Search code examples
z3z3py

What alternatives exist for representing sets in Z3?


Per this answer the Z3 set sort is implemented using arrays, which makes sense given the SetAdd and SetDel methods available in the API. It is also claimed here that if the array modification functions are never used, it's wasteful overhead to use arrays instead of uninterpreted functions. Given that, if my only uses of a set are to apply constraints with IsMember (either on individual values or as part of a quantification), is it a better idea to use an uninterpreted function mapping from the underlying element sort to booleans? So:

from z3 import *
s = Solver()
string_set = SetSort(StringSort())
x = String('x')
s.add(IsMember(x, string_set))

becomes

from z3 import *
s = Solver()
string_set = Function('string_set', StringSort(), BoolSort())
x = String('x')
s.add(string_set(x))

Are there any drawbacks to this approach?

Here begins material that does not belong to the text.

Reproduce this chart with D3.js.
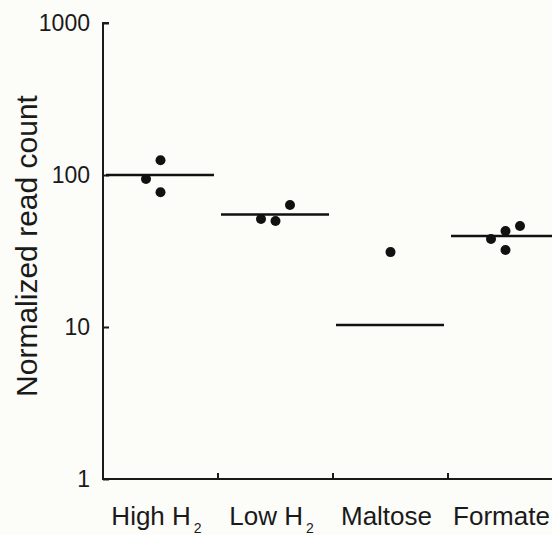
<!DOCTYPE html>
<html>
<head>
<meta charset="utf-8">
<script src="https://cdn.jsdelivr.net/npm/d3@7"></script>
<style>
  body { margin: 0; background: #fcfcf9; }
  svg { display: block; }
  text { font-family: "Liberation Sans", Arial, sans-serif; fill: #1a1a1a; }
</style>
</head>
<body>
<svg id="chart"></svg>
<script>
'use strict';

// categories (subscript part kept apart)
var categories = ['High H2', 'Low H2', 'Maltose', 'Formate'];
var labelMain = ['High H', 'Low H', 'Maltose', 'Formate'];
var labelSub = ['2', '2', '', ''];

// median line per category
var medians = [100, 55, 10.3, 39.7];

// individual points: category, value, jitter slot
var pointCat = ['High H2', 'High H2', 'High H2',
  'Low H2', 'Low H2', 'Low H2',
  'Maltose',
  'Formate', 'Formate', 'Formate', 'Formate'];
var pointVal = [125, 94, 77,
  51.4, 49.8, 63.5,
  31.1,
  37.9, 42.8, 46.2, 32.1];
var pointSlot = [0, -1, 0,
  -1, 0, 1,
  0,
  -1, 0, 1, 0];

var yTicks = [1, 10, 100, 1000];

var width = 552;
var height = 535;

var svg = d3.select('#chart')
  .attr('width', width)
  .attr('height', height);

//Scales
var x = d3.scaleBand().domain(categories).range([103, 563]);
var y = d3.scaleLog().domain([1, 1000]).range([479, 23]);
var jitter = d3.scaleLinear().domain([-1, 1]).range([-14.5, 14.5]);

//Y axis
var yAxis = d3.axisRight(y).tickValues(yTicks).tickSize(6).tickFormat('');
svg.append('g')
  .attr('transform', 'translate(103,0)')
  .call(yAxis)
  .call(function (g) {
    g.select('.domain').attr('stroke', '#1a1a1a').attr('stroke-width', 2).attr('d', 'M6,23H0V479');
    g.selectAll('.tick line').attr('stroke', '#1a1a1a').attr('stroke-width', 2);
  });

svg.selectAll('.ylab').data(yTicks).enter().append('text')
  .attr('class', 'ylab')
  .attr('x', 90)
  .attr('y', function (d) { return y(d); })
  .attr('dy', '0.36em')
  .attr('text-anchor', 'end')
  .style('font-size', '23px')
  .text(function (d) { return d; });

//X axis
var xTickPos = categories.slice(1).map(function (c) { return x(c); });
svg.append('line')
  .attr('x1', 102).attr('x2', width)
  .attr('y1', y(1)).attr('y2', y(1))
  .attr('stroke', '#1a1a1a').attr('stroke-width', 2);
svg.selectAll('.xtick').data(xTickPos).enter().append('line')
  .attr('class', 'xtick')
  .attr('x1', function (d) { return d; }).attr('x2', function (d) { return d; })
  .attr('y1', y(1)).attr('y2', y(1) - 6)
  .attr('stroke', '#1a1a1a').attr('stroke-width', 2);

var xl = svg.selectAll('.xlab').data(categories).enter().append('text')
  .attr('class', 'xlab')
  .attr('x', function (d) { return x(d) + x.bandwidth() / 2 - 4; })
  .attr('y', 525)
  .attr('text-anchor', 'middle')
  .style('font-size', '26px');
xl.append('tspan').text(function (d, i) { return labelMain[i]; });
xl.append('tspan')
  .attr('dx', function (d, i) { return labelSub[i] ? 3 : 0; })
  .attr('dy', 8)
  .style('font-size', '14px')
  .text(function (d, i) { return labelSub[i]; });

//Y title
svg.append('text')
  .attr('transform', 'translate(37,246) rotate(-90)')
  .attr('text-anchor', 'middle')
  .style('font-size', '30px')
  .text('Normalized read count');

//Median lines
svg.selectAll('.median').data(medians).enter().append('line')
  .attr('class', 'median')
  .attr('x1', function (d, i) { return x(categories[i]) + 3; })
  .attr('x2', function (d, i) { return x(categories[i]) + x.bandwidth() - 4; })
  .attr('y1', function (d) { return y(d); })
  .attr('y2', function (d) { return y(d); })
  .attr('stroke', '#111').attr('stroke-width', 2.6);

//Points
svg.selectAll('.dot').data(pointVal).enter().append('circle')
  .attr('class', 'dot')
  .attr('cx', function (d, i) { return x(pointCat[i]) + x.bandwidth() / 2 + jitter(pointSlot[i]); })
  .attr('cy', function (d) { return y(d); })
  .attr('r', 5)
  .attr('fill', '#111');
</script>
</body>
</html>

Alternative representations with even less overhead?


Solution

  • Those are really your only options, as long as you want to restrict yourself to the standard interface. In the past, I also had luck with representing sets (and in general relations) outside of the solver, keeping the processing completely outside. Here's what I mean:

    from z3 import *
    
    def FSet_Empty():
        return lambda x: False
    
    def FSet_Insert(val, s):
        return lambda x: If(x == val, True, s(val))
    
    def FSet_Delete(val, s):
        return lambda x: If(x == val, False, s(val))
    
    def FSet_Member(val, s):
        return s(val)
    
    x, y, z = Ints('x y z')
    
    myset = FSet_Insert(x, FSet_Insert(y, FSet_Insert(z, FSet_Empty())))
    
    s = Solver()
    s.add(FSet_Member(2, myset))
    
    print(s.check())
    print(s.model())
    

    Note how we model sets by unary relations, i.e., functions from values to booleans. You can generalize this to arbitrary relations and the ideas carry over. This prints:

    sat
    [x = 2, z = 4, y = 3]
    

    You can easily add union (essentially Or), intersection (essentially And), and complement (essentially Not) operations. Doing cardinality is harder, especially in the presence of complement, but that's true for all the other approaches too.

    As is usual with these sorts of modeling questions, there's no single approach that will work best across all problems. They'll all have their strengths and weaknesses. I'd recommend creating a single API, and implementing it using all three of these ideas, and benchmarking your problem domain to see what works the best; keeping in mind if you start working on a different problem the answer might be different. Please report your findings!